■ **Request**:
Your task is to retype the lines from the opening of the material through the line that includes "Chart.register(...registerables);". Do not copy the pictures.

* begin Data provided *

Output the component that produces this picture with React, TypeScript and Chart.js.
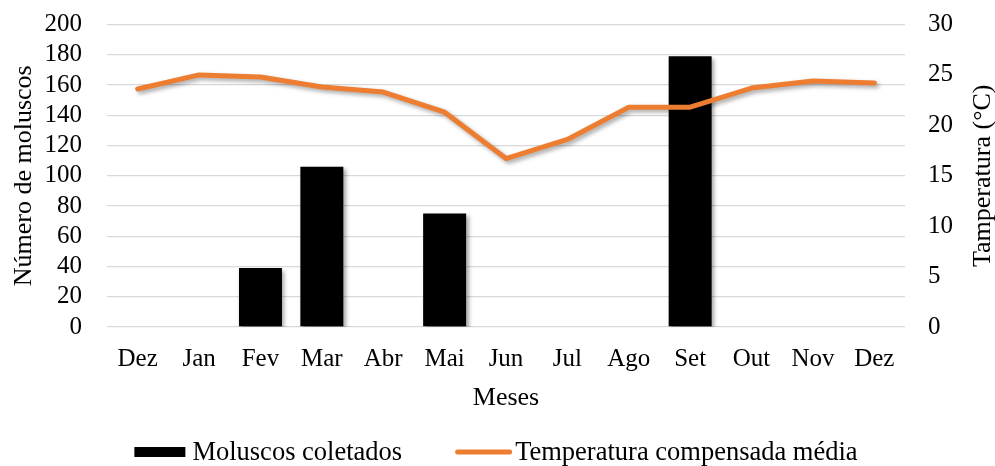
import React, { useEffect, useRef } from 'react';
import { Chart, registerables } from 'chart.js';

Chart.register(...registerables);

const months = ['Dez', 'Jan', 'Fev', 'Mar', 'Abr', 'Mai', 'Jun', 'Jul', 'Ago', 'Set', 'Out', 'Nov', 'Dez'];
const molluscs = [0, 0, 39, 106, 0, 75, 0, 0, 0, 179, 0, 0, 0];
const temperature = [23.6, 25.0, 24.8, 23.8, 23.3, 21.3, 16.7, 18.6, 21.8, 21.8, 23.7, 24.4, 24.2];
const barLabel = 'Moluscos coletados';
const lineLabel = 'Temperatura compensada média';
const leftTitle = 'Número de moluscos';
const rightTitle = 'Tamperatura (°C)';
const xTitle = 'Meses';

const FONT = "'Liberation Serif', 'Times New Roman', serif";
const ORANGE = '#ED7D31';
const TEXT = '#000000';
const GRID = '#D9D9D9';

const shadowPlugin = {
  id: 'shadowPlugin',
  beforeDatasetsDraw(chart: any) {
    const ctx = chart.ctx;
    ctx.save();
    ctx.shadowColor = 'rgba(0,0,0,0.35)';
    ctx.shadowBlur = 4;
    ctx.shadowOffsetX = 2.5;
    ctx.shadowOffsetY = 2.5;
  },
  afterDatasetsDraw(chart: any) {
    chart.ctx.restore();
  },
};

const extrasPlugin = {
  id: 'extrasPlugin',
  afterDraw(chart: any) {
    const ctx = chart.ctx;
    const area = chart.chartArea;
    // right axis title, reading bottom-to-top
    ctx.save();
    ctx.fillStyle = TEXT;
    ctx.font = `26px ${FONT}`;
    ctx.textAlign = 'center';
    ctx.textBaseline = 'middle';
    ctx.translate(chart.width - 12, (area.top + area.bottom) / 2);
    ctx.rotate(-Math.PI / 2);
    ctx.fillText(rightTitle, 0, 0);
    ctx.restore();

    // legend
    ctx.save();
    ctx.font = `26.5px ${FONT}`;
    ctx.fillStyle = TEXT;
    ctx.textBaseline = 'middle';
    ctx.textAlign = 'left';
    const boxW = 51, boxH = 10, gap1 = 7;
    const lineW = 57, gap2 = 3, itemGap = 53;
    const w1 = ctx.measureText(barLabel).width;
    const w2 = ctx.measureText(lineLabel).width;
    const total = boxW + gap1 + w1 + itemGap + lineW + gap2 + w2;
    const cy = 452;
    let x = chart.width / 2 - total / 2 - 1.5;
    ctx.fillStyle = '#000000';
    ctx.fillRect(x, cy - boxH / 2, boxW, boxH);
    x += boxW + gap1;
    ctx.fillStyle = TEXT;
    ctx.fillText(barLabel, x, cy + 1);
    x += w1 + itemGap;
    ctx.strokeStyle = ORANGE;
    ctx.lineWidth = 5;
    ctx.lineCap = 'round';
    ctx.beginPath();
    ctx.moveTo(x + 2.5, cy);
    ctx.lineTo(x + lineW - 2.5, cy);
    ctx.stroke();
    x += lineW + gap2;
    ctx.fillText(lineLabel, x, cy + 1);
    ctx.restore();
  },
};

export default function App() {
  const canvasRef = useRef<HTMLCanvasElement | null>(null);

  useEffect(() => {
    const canvas = canvasRef.current;
    if (!canvas) return;
    const chart = new Chart(canvas, {
      type: 'bar',
      data: {
        labels: months,
        datasets: [
          {
            type: 'line',
            label: lineLabel,
            data: temperature,
            yAxisID: 'y1',
            borderColor: ORANGE,
            backgroundColor: ORANGE,
            borderWidth: 5,
            pointRadius: 0,
            tension: 0,
            borderJoinStyle: 'round',
            borderCapStyle: 'round',
            order: 0,
          } as any,
          {
            type: 'bar',
            label: barLabel,
            data: molluscs,
            yAxisID: 'y',
            backgroundColor: '#000000',
            borderWidth: 0,
            barPercentage: 0.7,
            categoryPercentage: 1,
            order: 1,
          } as any,
        ],
      },
      options: {
        responsive: false,
        animation: false,
        devicePixelRatio: 1,
        events: [],
        layout: { padding: { top: 24.5, bottom: 52.4, left: 0, right: 0 } },
        plugins: {
          legend: { display: false },
          tooltip: { enabled: false },
        },
        scales: {
          x: {
            offset: true,
            grid: { display: false, drawTicks: false },
            border: { display: false },
            ticks: { color: TEXT, font: { family: FONT, size: 25 }, padding: 17, maxRotation: 0, autoSkip: false },
            title: { display: true, text: xTitle, color: TEXT, font: { family: FONT, size: 26 }, padding: { top: 8, bottom: 0 } },
            afterFit(scale: any) { scale.height = 86.6; },
          },
          y: {
            position: 'left',
            min: 0,
            max: 200,
            ticks: { stepSize: 20, autoSkip: false, color: TEXT, font: { family: FONT, size: 25 }, padding: 25 },
            grid: { color: GRID, lineWidth: 1.3, drawTicks: false },
            border: { display: false },
            title: { display: true, text: leftTitle, color: TEXT, font: { family: FONT, size: 26 }, padding: { top: 8.5, bottom: 0 } },
            afterFit(scale: any) { scale.width = 107; scale.paddingTop = 0; scale.paddingBottom = 0; },
          },
          y1: {
            position: 'right',
            min: 0,
            max: 30,
            ticks: { stepSize: 5, autoSkip: false, color: TEXT, font: { family: FONT, size: 25 }, padding: 23 },
            grid: { drawOnChartArea: false, drawTicks: false },
            border: { display: false },
            afterFit(scale: any) { scale.width = 90; scale.paddingTop = 0; scale.paddingBottom = 0; },
          },
        },
      },
      plugins: [shadowPlugin, extrasPlugin],
    });
    return () => chart.destroy();
  }, []);

  return (
    <div style={{ position: 'fixed', left: 0, top: 0, width: 995, height: 466, background: '#fff' }}>
      <canvas ref={canvasRef} width={995} height={466} style={{ display: 'block', width: 995, height: 466 }} />
    </div>
  );
}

* end Data provided *

■ **Response below**:
Output the component that produces this picture with React, TypeScript and Chart.js.
import React, { useEffect, useRef } from 'react';
import { Chart, registerables } from 'chart.js';

Chart.register(...registerables);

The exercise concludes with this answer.